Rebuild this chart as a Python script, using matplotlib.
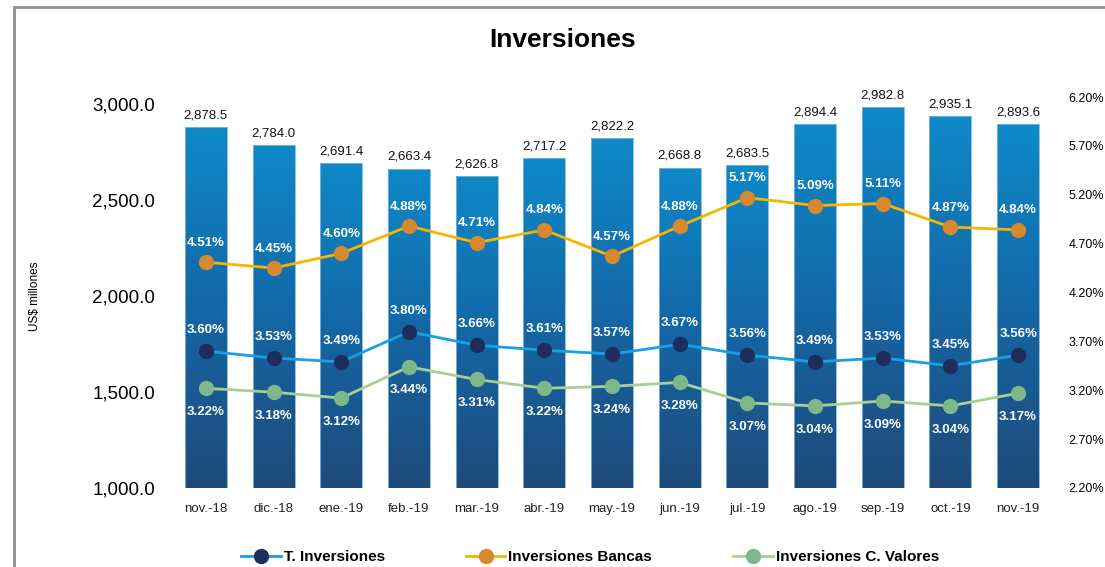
import numpy as np
import matplotlib
matplotlib.use("Agg")
import matplotlib.pyplot as plt
from matplotlib.lines import Line2D
from matplotlib.patches import Rectangle
from matplotlib.colors import LinearSegmentedColormap

plt.rcParams['font.family'] = ['Liberation Sans', 'DejaVu Sans']

months = ["nov.-18", "dic.-18", "ene.-19", "feb.-19", "mar.-19", "abr.-19", "may.-19",
          "jun.-19", "jul.-19", "ago.-19", "sep.-19", "oct.-19", "nov.-19"]
totals = [2878.5, 2784.0, 2691.4, 2663.4, 2626.8, 2717.2, 2822.2,
          2668.8, 2683.5, 2894.4, 2982.8, 2935.1, 2893.6]
t_inv = [3.60, 3.53, 3.49, 3.80, 3.66, 3.61, 3.57, 3.67, 3.56, 3.49, 3.53, 3.45, 3.56]
bancas = [4.51, 4.45, 4.60, 4.88, 4.71, 4.84, 4.57, 4.88, 5.17, 5.09, 5.11, 4.87, 4.84]
valores = [3.22, 3.18, 3.12, 3.44, 3.31, 3.22, 3.24, 3.28, 3.07, 3.04, 3.09, 3.04, 3.17]

left_ticks = [1000, 1500, 2000, 2500, 3000]
right_ticks = [2.2, 2.7, 3.2, 3.7, 4.2, 4.7, 5.2, 5.7, 6.2]

fig = plt.figure(figsize=(11.05, 5.67), dpi=100)
ax = fig.add_axes([172 / 1105, 79 / 567, 880 / 1105, 391 / 567])

x = np.arange(len(months))
bars = ax.bar(x, totals, width=0.62, color='none', edgecolor='#7fb8dd', linewidth=0.6, zorder=2)
ax.set_xlim(-0.5, len(months) - 0.5)
ax.set_ylim(1000, 3036)

# vertical gradient inside each bar
cmap = LinearSegmentedColormap.from_list('bar', ['#1f4a7a', '#1467a6', '#0e89c9'])
grad = np.linspace(0, 1, 256).reshape(-1, 1)
for b in bars:
    x0 = b.get_x()
    im = ax.imshow(grad, cmap=cmap, origin='lower', aspect='auto',
                   extent=[x0, x0 + b.get_width(), 1000, b.get_height()], zorder=1)
    im.set_clip_path(b)

ax.bar_label(bars, labels=[f"{v:,.1f}" for v in totals], padding=4, fontsize=9.5, color='#111111')

ax.set_yticks(left_ticks)
ax.set_yticklabels([f"{v:,.1f}" for v in left_ticks], fontsize=13.5)
ax.set_xticks(x)
ax.set_xticklabels(months, fontsize=9.5, color='#222222')
ax.tick_params(axis='both', length=0)
ax.tick_params(axis='y', pad=12)
ax.tick_params(axis='x', pad=11)
for s in ax.spines.values():
    s.set_visible(False)

ax2 = ax.twinx()
ax2.set_ylim(2.2, 6.2)
ax2.set_yticks(right_ticks)
ax2.set_yticklabels([f"{v:.2f}%" for v in right_ticks], fontsize=9)
ax2.tick_params(axis='y', length=0, pad=12)
for s in ax2.spines.values():
    s.set_visible(False)

series = [
    ("T. Inversiones", t_inv, '#19a0e3', '#1f2d5c', 15),
    ("Inversiones Bancas", bancas, '#f7b500', '#d6892e', 14),
    ("Inversiones C. Valores", valores, '#a9cf92', '#7db88a', -17),
]
handles = []
for name, vals, lc, mc, off in series:
    ax2.plot(x, vals, color=lc, lw=2, marker='o', ms=10, mfc=mc, mec=mc, zorder=3)
    for xi, v in zip(x, vals):
        ax2.annotate(f"{v:.2f}%", (xi, v), xytext=(0, off), textcoords='offset points',
                     ha='center', va='center', fontsize=9.5, fontweight='bold', color='white')
    handles.append(Line2D([], [], color=lc, lw=2, marker='o', ms=10, mfc=mc, mec=mc, label=name))

fig.legend(handles=handles, loc='center', bbox_to_anchor=(590 / 1105, 10 / 567), ncol=3,
           frameon=False, prop={'size': 11, 'weight': 'bold'}, columnspacing=5.3,
           handlelength=2.6, handletextpad=0.2)

fig.text(563 / 1105, 1 - 40 / 567, "Inversiones", ha='center', va='center',
         fontsize=19, fontweight='bold')
fig.text(35 / 1105, 1 - 296 / 567, "US$ millones", ha='center', va='center',
         rotation=90, fontsize=8.5)

# grey frame, cut by the right and bottom edges
fig.patches.append(Rectangle((14 / 1105, -0.1), 1.2, 1 - 7 / 567 + 0.1, transform=fig.transFigure,
                             fill=False, edgecolor='#8e9190', linewidth=2))

fig.savefig("out.png", dpi=100)
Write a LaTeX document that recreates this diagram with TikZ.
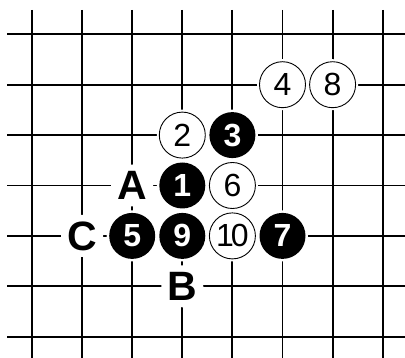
\documentclass[tikz,border=0pt]{standalone}
\usepackage{fontspec}
\setmainfont{Liberation Sans}
\begin{document}
\begin{tikzpicture}[x=1pt,y=-1pt,
  gridline/.style={line width=1.9pt, black},
  stonebase/.style={circle, minimum size=46pt, inner sep=0pt,
    preaction={draw=white, line width=5pt}},
  bstone/.style={stonebase, fill=black, text=white,
    font=\fontsize{32}{32}\selectfont\bfseries},
  wstone/.style={stonebase, fill=white, draw=black, line width=0.9pt, text=black,
    font=\fontsize{32}{32}\selectfont},
  lab/.style={circle, fill=white, minimum size=42pt, inner sep=0pt,
    font=\fontsize{41}{41}\selectfont\bfseries}]
\useasboundingbox (0,0) rectangle (405,358);
\def\gx#1{32+50.1*#1}
\def\gy#1{34.3+50.4*#1}
% grid
\foreach \j in {0,...,6} \draw[gridline] (7,{\gy{\j}}) -- (405,{\gy{\j}});
\foreach \i in {0,...,7} \draw[gridline] ({\gx{\i}},10) -- ({\gx{\i}},358);
% stones and labels
\node[wstone] (s4) at ({\gx{5}},{\gy{1}}) {4};
\node[wstone] (s8) at ({\gx{6}},{\gy{1}}) {8};
\node[wstone] (s2) at ({\gx{3}},{\gy{2}}) {2};
\node[bstone] (s3) at ({\gx{4}},{\gy{2}}) {3};
\node[lab]    (la) at ({\gx{2}},{\gy{3}}) {A};
\node[bstone] (s1) at ({\gx{3}},{\gy{3}}) {1};
\node[wstone] (s6) at ({\gx{4}},{\gy{3}}) {6};
\node[lab]    (lc) at ({\gx{1}},{\gy{4}}) {C};
\node[bstone] (s5) at ({\gx{2}},{\gy{4}}) {5};
\node[bstone] (s9) at ({\gx{3}},{\gy{4}}) {9};
\node[wstone] (s10) at ({\gx{4}},{\gy{4}}) {1\kern-3pt0};
\node[bstone] (s7) at ({\gx{5}},{\gy{4}}) {7};
\node[lab]    (lb) at ({\gx{3}},{\gy{5}}) {B};
\end{tikzpicture}
\end{document}
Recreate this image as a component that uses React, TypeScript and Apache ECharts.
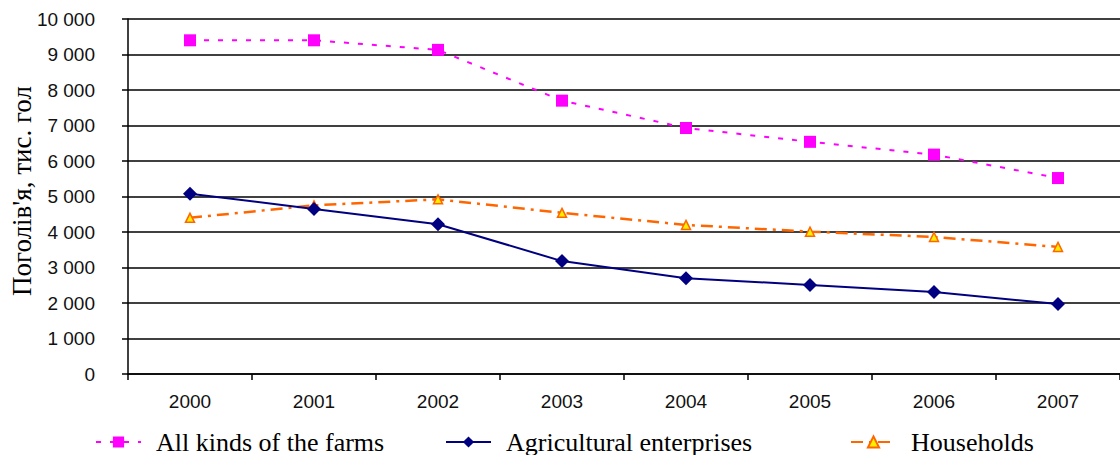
import React, { useEffect, useRef } from "react";
import * as echarts from "echarts";

const years = ["2000", "2001", "2002", "2003", "2004", "2005", "2006", "2007"];
const allFarms = [9400, 9400, 9130, 7700, 6930, 6540, 6180, 5520];
const agriEnterprises = [5080, 4650, 4220, 3180, 2700, 2510, 2310, 1970];
const households = [4400, 4750, 4920, 4540, 4200, 4010, 3860, 3580];

const seriesNames = ["All kinds of the farms", "Agricultural enterprises", "Households"];
const yAxisTitle = "Поголів'я, тис. гол";

const fmt = (v: number) => {
  const s = String(Math.round(v));
  return s.replace(/\B(?=(\d{3})+(?!\d))/g, " ");
};

export default function App() {
  const ref = useRef<HTMLDivElement>(null);
  useEffect(() => {
    document.body.style.margin = "0";
    const chart = echarts.init(ref.current!, null, { renderer: "svg" });
    const legendBase = {
      orient: "horizontal" as const,
      top: 424,
      itemWidth: 45,
      itemHeight: 14,
      textStyle: {
        fontFamily: "Liberation Serif",
        fontSize: 26,
        color: "#000",
        padding: [0, 0, 0, 10],
      },
    };
    chart.setOption({
      animation: false,
      backgroundColor: "#fff",
      grid: { left: 128, top: 19, width: 995, height: 355 },
      legend: [
        { ...legendBase, left: 90, data: [seriesNames[0]] },
        { ...legendBase, left: 440, data: [seriesNames[1]] },
        { ...legendBase, left: 845, data: [seriesNames[2]] },
      ],
      xAxis: {
        type: "category",
        data: years,
        boundaryGap: true,
        axisLine: { lineStyle: { color: "#000", width: 1.5 } },
        axisTick: { show: true, length: 6, alignWithLabel: false, lineStyle: { color: "#000", width: 1.5 } },
        axisLabel: {
          margin: 18,
          fontFamily: "Liberation Sans",
          fontSize: 19,
          color: "#111",
        },
        splitLine: { show: false },
      },
      yAxis: {
        type: "value",
        min: 0,
        max: 10000,
        interval: 1000,
        axisLine: { show: true, lineStyle: { color: "#000", width: 1.5 } },
        axisTick: { show: true, length: 6, lineStyle: { color: "#000", width: 1.5 } },
        axisLabel: {
          margin: 33,
          fontFamily: "Liberation Sans",
          fontSize: 19,
          color: "#111",
          formatter: (v: number) => fmt(v),
        },
        splitLine: { show: true, lineStyle: { color: "#000", width: 1.5 } },
      },
      graphic: [
        {
          type: "text",
          x: 22,
          y: 191,
          rotation: Math.PI / 2,
          style: {
            text: yAxisTitle,
            fontFamily: "Liberation Serif",
            fontSize: 27,
            fill: "#000",
            textAlign: "center",
            textVerticalAlign: "middle",
          },
        },
      ],
      series: [
        {
          name: seriesNames[2],
          type: "line",
          data: households,
          symbol: "triangle",
          symbolSize: 9,
          itemStyle: { color: "#FFEE00", borderColor: "#FF6600", borderWidth: 1.5 },
          lineStyle: { color: "#FF6600", width: 2.5, type: [12, 6, 3, 6] },
          z: 2,
        },
        {
          name: seriesNames[1],
          type: "line",
          data: agriEnterprises,
          symbol: "diamond",
          symbolSize: 14,
          itemStyle: { color: "#000080" },
          lineStyle: { color: "#000080", width: 2, type: "solid" },
          z: 3,
        },
        {
          name: seriesNames[0],
          type: "line",
          data: allFarms,
          symbol: "rect",
          symbolSize: 12,
          itemStyle: { color: "#FF00FF" },
          lineStyle: { color: "#FF00FF", width: 2, type: [5, 9] },
          z: 4,
        },
      ],
    });
    return () => chart.dispose();
  }, []);
  return <div ref={ref} style={{ width: 1120, height: 455 }} />;
}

■ Given request ■
Leave the pictures out and please restate exactly the lines running from the start of the material through the one with "padding=4, fontsize=9.5, color='#111111')".

■ Completed exercise ■
Rebuild this chart as a Python script, using matplotlib.
import numpy as np
import matplotlib
matplotlib.use("Agg")
import matplotlib.pyplot as plt
from matplotlib.lines import Line2D
from matplotlib.patches import Rectangle
from matplotlib.colors import LinearSegmentedColormap

plt.rcParams['font.family'] = ['Liberation Sans', 'DejaVu Sans']

months = ["nov.-18", "dic.-18", "ene.-19", "feb.-19", "mar.-19", "abr.-19", "may.-19",
          "jun.-19", "jul.-19", "ago.-19", "sep.-19", "oct.-19", "nov.-19"]
totals = [2878.5, 2784.0, 2691.4, 2663.4, 2626.8, 2717.2, 2822.2,
          2668.8, 2683.5, 2894.4, 2982.8, 2935.1, 2893.6]
t_inv = [3.60, 3.53, 3.49, 3.80, 3.66, 3.61, 3.57, 3.67, 3.56, 3.49, 3.53, 3.45, 3.56]
bancas = [4.51, 4.45, 4.60, 4.88, 4.71, 4.84, 4.57, 4.88, 5.17, 5.09, 5.11, 4.87, 4.84]
valores = [3.22, 3.18, 3.12, 3.44, 3.31, 3.22, 3.24, 3.28, 3.07, 3.04, 3.09, 3.04, 3.17]

left_ticks = [1000, 1500, 2000, 2500, 3000]
right_ticks = [2.2, 2.7, 3.2, 3.7, 4.2, 4.7, 5.2, 5.7, 6.2]

fig = plt.figure(figsize=(11.05, 5.67), dpi=100)
ax = fig.add_axes([172 / 1105, 79 / 567, 880 / 1105, 391 / 567])

x = np.arange(len(months))
bars = ax.bar(x, totals, width=0.62, color='none', edgecolor='#7fb8dd', linewidth=0.6, zorder=2)
ax.set_xlim(-0.5, len(months) - 0.5)
ax.set_ylim(1000, 3036)

# vertical gradient inside each bar
cmap = LinearSegmentedColormap.from_list('bar', ['#1f4a7a', '#1467a6', '#0e89c9'])
grad = np.linspace(0, 1, 256).reshape(-1, 1)
for b in bars:
    x0 = b.get_x()
    im = ax.imshow(grad, cmap=cmap, origin='lower', aspect='auto',
                   extent=[x0, x0 + b.get_width(), 1000, b.get_height()], zorder=1)
    im.set_clip_path(b)

ax.bar_label(bars, labels=[f"{v:,.1f}" for v in totals], padding=4, fontsize=9.5, color='#111111')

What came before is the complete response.